▶ What you need to do
Go through the records below from the first line and print each one exactly, stopping after the line that contains "import seaborn as sns". Do not print pictures or anything past that line.

--- start of Dataset content ---

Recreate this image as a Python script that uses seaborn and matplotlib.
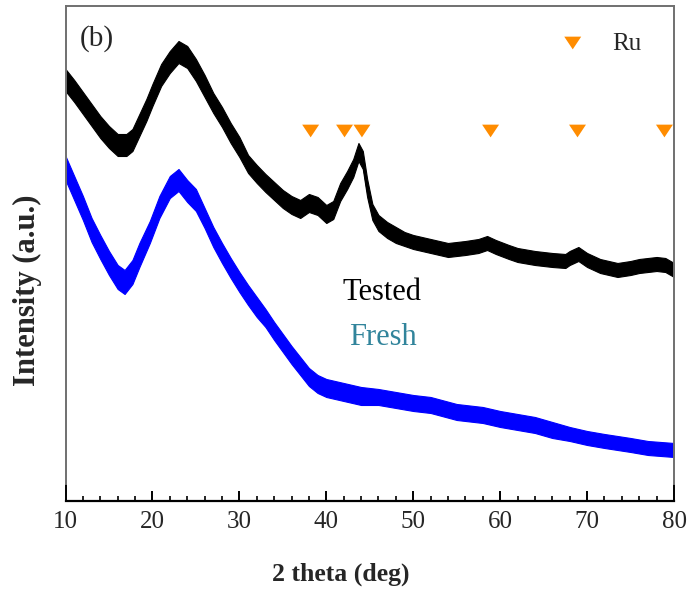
import numpy as np
import pandas as pd
import matplotlib
matplotlib.use("Agg")
import matplotlib.pyplot as plt
import seaborn as sns

# ---- data ----
tested_deg = [10, 11, 12, 13, 14, 15, 16, 17, 17.7, 18.5, 19.3, 20, 21, 22, 23, 24, 25, 26, 27, 28,
              29, 30, 31, 32, 33, 34, 35, 36, 37, 38, 39, 40, 40.8, 41.6, 42.4, 43.1, 43.7, 44.2, 44.7, 45.3,
              46, 47, 48, 49, 50, 52, 54, 56, 57.5, 58.5, 59.5, 61, 62, 64, 66, 67.5, 68, 69, 70, 71.5,
              73.5, 75, 76, 78, 79, 80]
tested_int = [404, 393, 381, 369, 357, 347, 339, 339, 344, 359, 374, 389, 409, 422, 432, 427, 414, 398, 381, 367,
              351, 337, 320, 310, 301, 293, 285, 279, 275, 281, 278, 270, 274, 292, 304, 316, 332, 324, 296, 272,
              261, 254, 249, 245, 242, 238, 234, 236, 238, 241, 237, 232, 229, 226, 224, 223, 226, 230, 224, 218,
              214, 216, 218, 220, 219, 214]
tested_noise = [11, 11, 11, 11, 11, 11, 11, 11, 11, 11, 11, 11, 11, 11, 11, 11, 11, 11, 10, 10,
                10, 10, 9, 9, 9, 9, 9, 9, 9, 9, 9, 9, 9, 9, 9, 9, 9, 9, 9, 8,
                8, 8, 8, 7, 7, 7, 7, 7, 7, 7, 7, 7, 7, 7, 7, 7, 7, 7, 7, 7,
                7, 7, 7, 7, 7, 7]

fresh_deg = [10, 11, 12, 13, 14, 15, 16, 16.8, 17.7, 18.5, 19.7, 20.8, 22, 23, 24, 25, 26, 27, 28, 29,
             30, 31, 32, 33, 34, 35, 36, 37, 38, 39, 40, 42, 44, 46, 48, 50, 52, 55, 58, 60,
             62, 64, 66, 68, 70, 72, 75, 77, 80]
fresh_int = [316, 296, 276, 254, 237, 221, 207, 202, 212, 229, 252, 277, 297, 304, 293, 284, 266, 247, 231, 216,
             202, 189, 177, 166, 153, 141, 129, 118, 107, 100, 96, 92, 88, 87, 84, 81, 79, 72, 69, 65,
             62, 59, 54, 50, 46, 43, 39, 36, 34]
fresh_noise = [12, 12, 12, 12, 12, 12, 12, 12, 12, 12, 11, 11, 11, 11, 11, 11, 10, 10, 10, 10,
               10, 10, 10, 9, 9, 9, 9, 9, 9, 9, 9, 9, 9, 8, 8, 8, 8, 8, 8, 8,
               8, 8, 8, 7, 7, 7, 7, 7, 7]

ru_peaks = [38.2, 42.1, 44.1, 58.9, 68.9, 78.9]
ru_level = [353, 353, 353, 353, 353, 353]

x_ticks = [10, 20, 30, 40, 50, 60, 70, 80]

# ---- style ----
sns.set_style("white")
plt.rcParams['font.family'] = ['Liberation Serif', 'DejaVu Serif']

fig = plt.figure(figsize=(6.91, 5.94), dpi=100)
ax = fig.add_axes([0.0948, 0.1852, 0.8806, 0.8047])

tested_df = pd.DataFrame({"deg": tested_deg, "I": tested_int})
fresh_df = pd.DataFrame({"deg": fresh_deg, "I": fresh_int})

black = "#000000"
blue = "#0000FF"

t = np.array(tested_int, float); tn = np.array(tested_noise, float)
f = np.array(fresh_int, float); fn = np.array(fresh_noise, float)
ax.fill_between(tested_deg, t - tn, t + tn, color=black, lw=0.8, edgecolor=black)
ax.fill_between(fresh_deg, f - fn, f + fn, color=blue, lw=0.8, edgecolor=blue)
sns.lineplot(data=tested_df, x="deg", y="I", color=black, lw=1.5, ax=ax)
sns.lineplot(data=fresh_df, x="deg", y="I", color=blue, lw=1.5, ax=ax)

tri = [(-1, 0.75), (1, 0.75), (0, -0.75)]
orange = "#FF8C00"
ru_df = pd.DataFrame({"deg": ru_peaks, "y": ru_level})
sns.scatterplot(data=ru_df, x="deg", y="y", marker=tri, s=12.2 ** 2, color=orange,
                edgecolor="none", ax=ax, zorder=5)
ax.scatter([68.35], [441], marker=tri, s=12.2 ** 2, color=orange, edgecolor="none", zorder=5)
ax.text(72.9, 440, "Ru", fontsize=18, ha="left", va="center")

ax.text(11.67, 445, "(b)", fontsize=21, ha="left", va="center")
ax.text(46.4, 191, "Tested", fontsize=22, ha="center", va="center", color="black")
ax.text(46.5, 146, "Fresh", fontsize=22, ha="center", va="center", color="#31849B")

ax.set_xlim(10, 80)
ax.set_ylim(0, 478)
ax.set_xticks(x_ticks)
ax.set_xticks(np.arange(10, 81, 2), minor=True)
ax.set_yticks([])
ax.set_xticklabels([str(v) for v in x_ticks])

for side in ["top", "left", "right"]:
    ax.spines[side].set_color("#707070")
    ax.spines[side].set_linewidth(1.4)
ax.spines["bottom"].set_position(("outward", 12.3))
ax.spines["bottom"].set_color("black")
ax.spines["bottom"].set_linewidth(1.6)

ax.tick_params(axis="x", which="major", direction="in", length=7.2, width=1.4, color="black", pad=7,
               labelsize=18, bottom=True, top=False)
ax.tick_params(axis="x", which="minor", direction="in", length=3.6, width=1.2, color="black",
               bottom=True, top=False)
majors = ax.xaxis.get_major_ticks()
majors[0].tick1line.set_markersize(12.5)
majors[-1].tick1line.set_markersize(12.5)

ax.set_xlabel("2 theta (deg)", fontsize=18.5, fontweight="bold")
ax.xaxis.set_label_coords(0.4527, -0.165)
ax.set_ylabel("Intensity (a.u.)", fontsize=22, fontweight="bold")
ax.yaxis.set_label_coords(-0.039, 0.406)

fig.savefig("out.png", dpi=100)
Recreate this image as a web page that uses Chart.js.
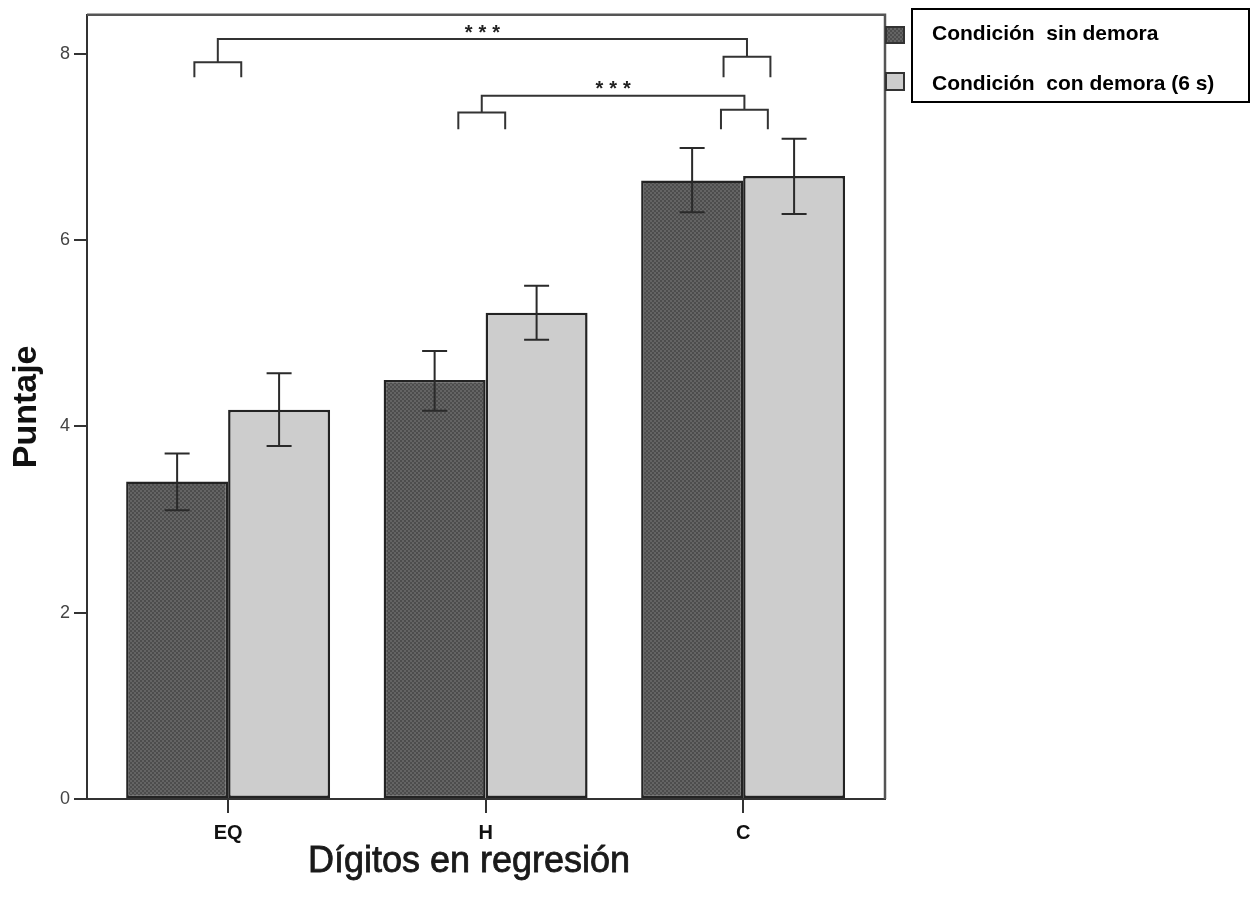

--- end of Dataset content ---

▶ Answer to this problem
Recreate this image as a Python script that uses seaborn and matplotlib.
import numpy as np
import pandas as pd
import matplotlib
matplotlib.use("Agg")
import matplotlib.pyplot as plt
import seaborn as sns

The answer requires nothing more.